BTW, the tank is 180 gallon with a 40 gallon all natural refugium with mangroves and macros. So 220 all together.
 

silverado61

Well-Known Member
I'm scratching my head right now.

The only thing I can think of is, since algae started growing after the snails died, is you have ammonia coming from somewhere since most algae consume ammonia and need it to survive. But then again, only the snails are affected.....Hmmm.

What brand of tests are you using and how old are the test kits?

As far as acclimation goes, I was just curious because of the last turbo dying so quickly.
 

flower

Well-Known Member
Hi,

Nassarius snails don't feed on algae, they eat the wasted food that the fish miss. The sea cucumber doesn't feed on algae either, they feed on the fauna from the sand, and keep it stirred. The snails that are dying on you are the algae eaters. A SW tank balances itself out and only the food supply determines what will thrive. Your RO/DI water filter is not to blame, or the corals would suffer long before the inverts.

The constant water changes is pretty much a guarantee that no algae will grow, and the snails will continue to die of starvation. Keeping the tank water pristine is great for SPS corals, but not so much for soft corals and snails...soft corals need some nitrates (under 10 no higher) to be happy. Snails are a CUC (clean up crew) to control algae, if you don't have algae you don't need a big CUC.

Oh almost forgot to mention. You may have algae, but it has to be the RIGHT type that the critters want to eat. Also look in the tank at night, you may have more snails then you realize, since they hide in the day.
 

bang guy

Moderator
Have your rocks or tank ever been exposed to straight tap water? Or anything else containing copper?

What is the salinity & temp of your tank water? (and how are you measuring salinity?)
 

flower

Well-Known Member
Have your rocks or tank ever been exposed to straight tap water? Or anything else containing copper?

What is the salinity & temp of your tank water? (and how are you measuring salinity?)
Corals are fine, cucumber and nassarius snails are all happy and healthy. Only algae eating snails are dying off.
 

bang guy

Moderator
Corals are fine, cucumber and nassarius snails are all happy and healthy. Only algae eating snails are dying off.
Most inverts are only affected by copper when it's in the water column. Snails are different. When surfaces are exposed to minute traces of copper in water the copper tends to bond with the surface. Once bonded the only way to get it off is to either scrape the surface off or dissolve the copper with acid. As algae eating snails scrape at the surfaces any accumulated copper will end up in their gut where it is dissolved by digestive acids.

Nassarius do not eat algae nor scrape at tank surfaces so they would not be affected.
 

flower

Well-Known Member
Most inverts are only affected by copper when it's in the water column. Snails are different. When surfaces are exposed to minute traces of copper in water the copper tends to bond with the surface. Once bonded the only way to get it off is to either scrape the surface off or dissolve the copper with acid. As algae eating snails scrape at the surfaces any accumulated copper will end up in their gut where it is dissolved by digestive acids.

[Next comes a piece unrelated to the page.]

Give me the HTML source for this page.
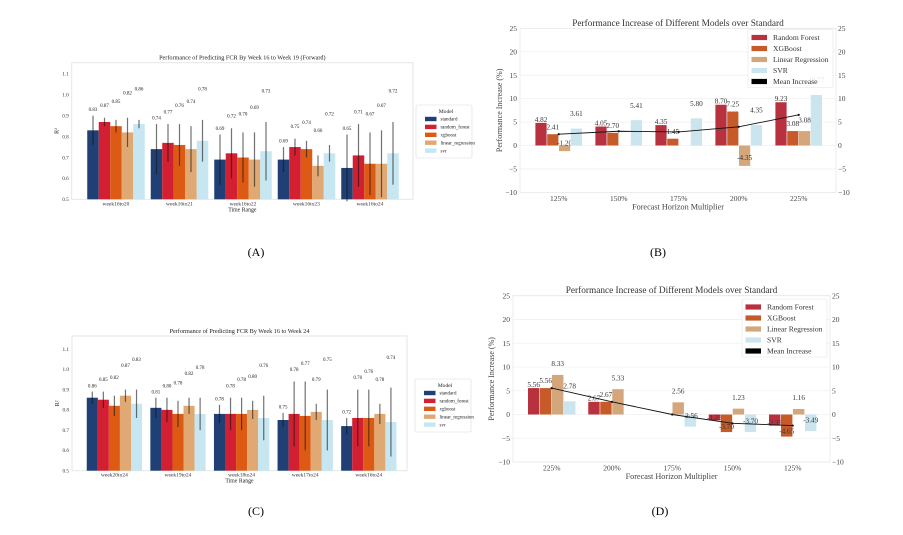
<!DOCTYPE html>
<html><head><meta charset="utf-8"><style>
html,body{margin:0;padding:0;background:#fff;}
svg{display:block;font-family:"Liberation Serif",serif;}
</style></head><body>
<svg id="fig" width="903" height="535" viewBox="0 0 903 535" xmlns="http://www.w3.org/2000/svg">
<rect x="0" y="0" width="903" height="535" fill="#fff"/>
<text x="256" y="256" font-size="12" text-anchor="middle">(A)</text>
<text x="658" y="256" font-size="12" text-anchor="middle">(B)</text>
<text x="256" y="515" font-size="12" text-anchor="middle">(C)</text>
<text x="660" y="515" font-size="12" text-anchor="middle">(D)</text>
</svg>
<script>
// ---- Panel A data ----
const aCategories = ["week16to20","week16to21","week16to22","week16to23","week16to24"];
const aStandard = [0.83,0.74,0.69,0.69,0.65];
const aRandomForest = [0.87,0.77,0.72,0.75,0.71];
const aXgboost = [0.85,0.76,0.70,0.74,0.67];
const aLinear = [0.82,0.74,0.69,0.66,0.67];
const aSvr = [0.86,0.78,0.73,0.72,0.72];
const aErrStandard = [0.07,0.12,0.12,0.06,0.16];
const aErrRandomForest = [0.02,0.09,0.12,0.04,0.15];
const aErrXgboost = [0.03,0.10,0.12,0.04,0.15];
const aErrLinear = [0.07,0.11,0.13,0.05,0.16];
const aErrSvr = [0.02,0.10,0.14,0.04,0.15];
// ---- Panel C data ----
const cCategories = ["week20to24","week19to24","week18to24","week17to24","week16to24"];
const cStandard = [0.86,0.81,0.78,0.75,0.72];
const cRandomForest = [0.85,0.80,0.78,0.78,0.76];
const cXgboost = [0.82,0.78,0.78,0.77,0.76];
const cLinear = [0.87,0.82,0.80,0.79,0.78];
const cSvr = [0.83,0.78,0.76,0.75,0.74];
const cErrStandard = [0.03,0.05,0.045,0.035,0.04];
const cErrRandomForest = [0.04,0.06,0.08,0.16,0.14];
const cErrXgboost = [0.05,0.065,0.08,0.17,0.14];
const cErrLinear = [0.03,0.04,0.045,0.04,0.05];
const cErrSvr = [0.07,0.08,0.11,0.15,0.17];
const r2Ticks = [0.5,0.6,0.7,0.8,0.9,1.0,1.1];
// ---- Panel B data ----
const bCategories = ["125%","150%","175%","200%","225%"];
const bRandomForest = [4.82,4.05,4.35,8.70,9.23];
const bXgboost = [2.41,2.70,1.45,7.25,3.08];
const bLinear = [-1.20,0,0,-4.35,3.08];
const bSvr = [3.61,5.41,5.80,4.35,10.77];
// ---- Panel D data ----
const dCategories = ["225%","200%","175%","150%","125%"];
const dRandomForest = [5.56,2.67,0,-1.23,-2.33];
const dXgboost = [5.56,2.67,0,-3.70,-4.65];
const dLinear = [8.33,5.33,2.56,1.23,1.16];
const dSvr = [2.78,0,-2.56,-3.70,-3.49];
const pctTicks = [-10,-5,0,5,10,15,20,25];

const NS="http://www.w3.org/2000/svg";
const svg=document.getElementById('fig');
function mk(tag,attrs,parent){const e=document.createElementNS(NS,tag);for(const k in attrs)e.setAttribute(k,attrs[k]);(parent||svg).appendChild(e);return e;}
function txt(s,attrs,parent){const e=mk('text',attrs,parent);e.textContent=s;return e;}

function r2Panel(cfg){
  const g=mk('g',{});
  
  
  const y=v=>cfg.y0-(v-0.5)*cfg.k;
  const fr=mk('rect',{x:cfg.x0,y:cfg.top,width:cfg.x1-cfg.x0,height:cfg.y0-cfg.top,fill:'none',stroke:'#e6e6e6','stroke-width':1},g);
  
  
  r2Ticks.forEach(t=>{
    const e=txt(t.toFixed(1),{x:cfg.x0-3,y:y(t)+1.8,'font-size':5.2,'text-anchor':'end',fill:'#333'},g);
    
    
  });
  const colors=['#1f3f75','#d21f31','#dc5a14','#e0a872','#c6e6f2'];
  cfg.series.forEach((s,j)=>{
    s.forEach((v,i)=>{
      const cx=cfg.c0+cfg.step*i+(j-2)*cfg.bw;
      const b=mk('rect',{x:cx-cfg.bw/2,y:y(v),width:cfg.bw,height:y(0.5)-y(v),fill:colors[j]},g);
      
      
      const er=cfg.errs[j][i];
      const l=mk('line',{x1:cx,x2:cx,y1:y(v-er),y2:y(v+er),stroke:'rgba(20,20,20,0.6)','stroke-width':1.2},g);
      
      
      const lt=txt(v.toFixed(2),{x:cx,y:y(v+er+0.03*(j+1))+1.8,'font-size':5,'text-anchor':'middle',fill:'#222'},g);
      
      
    });
  });
  cfg.cats.forEach((c,i)=>{
    const e=txt(c,{x:cfg.c0+cfg.step*i,y:cfg.y0+6,'font-size':5.5,'text-anchor':'middle',fill:'#333'},g);
    
    
  });
  let e=txt(cfg.title,{x:(cfg.x0+cfg.x1)/2,y:cfg.top-3,'font-size':6.2,'text-anchor':'middle',fill:'#222'},g);
  
  
  e=txt('Time Range',{x:(cfg.x0+cfg.x1)/2,y:cfg.y0+12,'font-size':5.8,'text-anchor':'middle',fill:'#222'},g);
  
  
  e=txt('R²',{x:0,y:0,'font-size':6,'text-anchor':'middle',fill:'#222',transform:`translate(${cfg.x0-13},${(cfg.top+cfg.y0)/2}) rotate(-90)`},g);
  
  
  // legend
  const L=cfg.leg;
  const lg=mk('g',{},g);
  
  
  mk('rect',{x:L.x,y:L.y,width:56,height:53,fill:'#fff',stroke:'#ddd','stroke-width':0.6,rx:1.5},lg);
  e=txt('Model',{x:L.x+30,y:L.y+8,'font-size':5.6,'text-anchor':'middle',fill:'#222'},lg);
  
  
  cfg.labels.forEach((n,j)=>{
    const yy=L.y+14+j*7.9;
    const p=mk('rect',{x:L.x+9,y:yy-2.2,width:11.5,height:4.4,fill:colors[j]},lg);
    
    
    const t=txt(n,{x:L.x+24.5,y:yy+1.7,'font-size':5,fill:'#222'},lg);
    
    
  });
}
const modelLabels=['standard','random_forest','xgboost','linear_regression','svr'];
r2Panel({name:'chart-a',x0:71.7,x1:413,top:62.7,y0:199.3,k:209,c0:116,step:63.5,bw:11.5,cats:aCategories,
  series:[aStandard,aRandomForest,aXgboost,aLinear,aSvr],errs:[aErrStandard,aErrRandomForest,aErrXgboost,aErrLinear,aErrSvr],
  labels:modelLabels,title:'Performance of Predicting FCR By Week 16 to Week 19 (Forward)',leg:{x:416,y:105}});
r2Panel({name:'chart-c',x0:72,x1:407,top:336,y0:470.7,k:202.8,c0:114.4,step:63.6,bw:11.06,cats:cCategories,
  series:[cStandard,cRandomForest,cXgboost,cLinear,cSvr],errs:[cErrStandard,cErrRandomForest,cErrXgboost,cErrLinear,cErrSvr],
  labels:modelLabels,title:'Performance of Predicting FCR By Week 16 to Week 24',leg:{x:415,y:379}});

function pctPanel(cfg){
  const g=mk('g',{});
  
  
  const y=v=>cfg.yz-v*cfg.k;
  pctTicks.forEach(t=>{
    const gl=mk('line',{x1:cfg.x0,x2:cfg.x1,y1:y(t),y2:y(t),stroke:'#f0f0f0','stroke-width':0.8},g);
    
    
    let e=txt(t<0?'−'+Math.abs(t):String(t),{x:cfg.x0-3,y:y(t)+2.6,'font-size':7.5,'text-anchor':'end',fill:'#444'},g);
    
    
    e=txt(t<0?'−'+Math.abs(t):String(t),{x:cfg.x1+2,y:y(t)+2.6,'font-size':7.5,'text-anchor':'start',fill:'#444'},g);
    
    
  });
  const f=mk('rect',{x:cfg.x0,y:y(25),width:cfg.x1-cfg.x0,height:y(-10)-y(25),fill:'none',stroke:'#e8e8e8','stroke-width':0.8},g);
  
  
  const colors=['#b8313f','#c65b29','#d4a67b','#cbe5ef'];
  cfg.series.forEach((s,j)=>{
    s.forEach((v,i)=>{
      const cx=cfg.c0+cfg.step*i+(j-1.5)*cfg.bw;
      const b=mk('rect',{x:cx-cfg.bw/2+0.3,y:Math.min(y(v),y(0)),width:cfg.bw-0.6,height:Math.abs(y(v)-y(0)),fill:colors[j]},g);
      
      
      if(v!==0){
        const off=v>=0?0.8*(j+1):0.6*(j+1);
        const t=txt(v.toFixed(2).replace('-','-'),{x:cx,y:y(v+off)+2.6,'font-size':7.2,'text-anchor':'middle',fill:'#333'},g);
        
        
      }
    });
  });
  const means=cfg.cats.map((c,i)=>cfg.series.reduce((a,s)=>a+s[i],0)/cfg.series.length);
  const pts=means.map((m,i)=>[cfg.c0+cfg.step*i,y(m)]);
  const pl=mk('polyline',{points:pts.map(p=>p.join(',')).join(' '),fill:'none',stroke:'#111','stroke-width':0.9},g);
  
  
  pts.forEach(p=>{
    const c=mk('circle',{cx:p[0],cy:p[1],r:1.1,fill:'#111'},g);
    
    
  });
  cfg.cats.forEach((c,i)=>{
    const e=txt(c,{x:cfg.c0+cfg.step*i,y:y(-10)+8.5,'font-size':7.5,'text-anchor':'middle',fill:'#444'},g);
    
    
  });
  let e=txt('Performance Increase of Different Models over Standard',{x:(cfg.x0+cfg.x1)/2,y:y(25)-2.5,'font-size':9.3,'text-anchor':'middle',fill:'#333'},g);
  
  
  e=txt('Forecast Horizon Multiplier',{x:(cfg.x0+cfg.x1)/2,y:y(-10)+17,'font-size':8.2,'text-anchor':'middle',fill:'#444'},g);
  
  
  e=txt('Performance Increase (%)',{x:0,y:0,'font-size':8,'text-anchor':'middle',fill:'#444',transform:`translate(${cfg.ylx},${(y(25)+y(-10))/2}) rotate(-90)`},g);
  
  
  const L=cfg.leg;
  const lg=mk('g',{},g);
  
  
  mk('rect',{x:L.x,y:L.y,width:L.w,height:58,fill:'rgba(255,255,255,0.85)',stroke:'#e4e4e4','stroke-width':0.6,rx:1.5},lg);
  const names=cfg.labels.concat(['Mean Increase']);
  const lc=colors.concat(['#000']);
  names.forEach((n,j)=>{
    const yy=L.y+8+j*11;
    const p=mk('rect',{x:L.x+3.5,y:yy-2.6,width:15.5,height:5.2,fill:lc[j]},lg);
    
    
    const t=txt(n,{x:L.x+25,y:yy+2.6,'font-size':7.6,fill:'#333'},lg);
    
    
  });
}
const pctLabels=['Random Forest','XGBoost','Linear Regression','SVR'];
pctPanel({name:'chart-b',x0:520,x1:836,yz:145.5,k:4.686,c0:558.7,step:60,bw:11.8,cats:bCategories,
  series:[bRandomForest,bXgboost,bLinear,bSvr],labels:pctLabels,ylx:502,leg:{x:748,y:29.5,w:85}});
pctPanel({name:'chart-d',x0:513,x1:830,yz:414.5,k:4.752,c0:551.7,step:60.25,bw:12,cats:dCategories,
  series:[dRandomForest,dXgboost,dLinear,dSvr],labels:pctLabels,ylx:494,leg:{x:742,y:299,w:85}});
</script>
</body></html>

Nassarius do not eat algae nor scrape at tank surfaces so they would not be affected.
Wow... I learn something new everyday. I thought that if a coral lived there must not be any copper...Thank you. I personally never buy used tanks or equipment, I live in fear of copper.
 

bang guy

Moderator
There's always some amount of copper. NSW is something like 0.04ppm (memory could be off here) and nearly all of that is chelated and therefore mostly harmless. Some inverts require some amount of copper, Horseshoe Crabs for example that have copper based blood (blue blood vs red blood). When it gets higher NSW levels some inverts begin to have trouble removing copper from their system. In the snails case the issue isn't the copper concentration in the water, it's the issue of ingesting the copper from surfaces and having digestive acids & enzymes acids dissolve the copper compounds into free copper.
 

flower

Well-Known Member
You are so full of information... all we get are tiny glimpses of the stuff in your head. LOL... I miss the little icon that bows to greatness.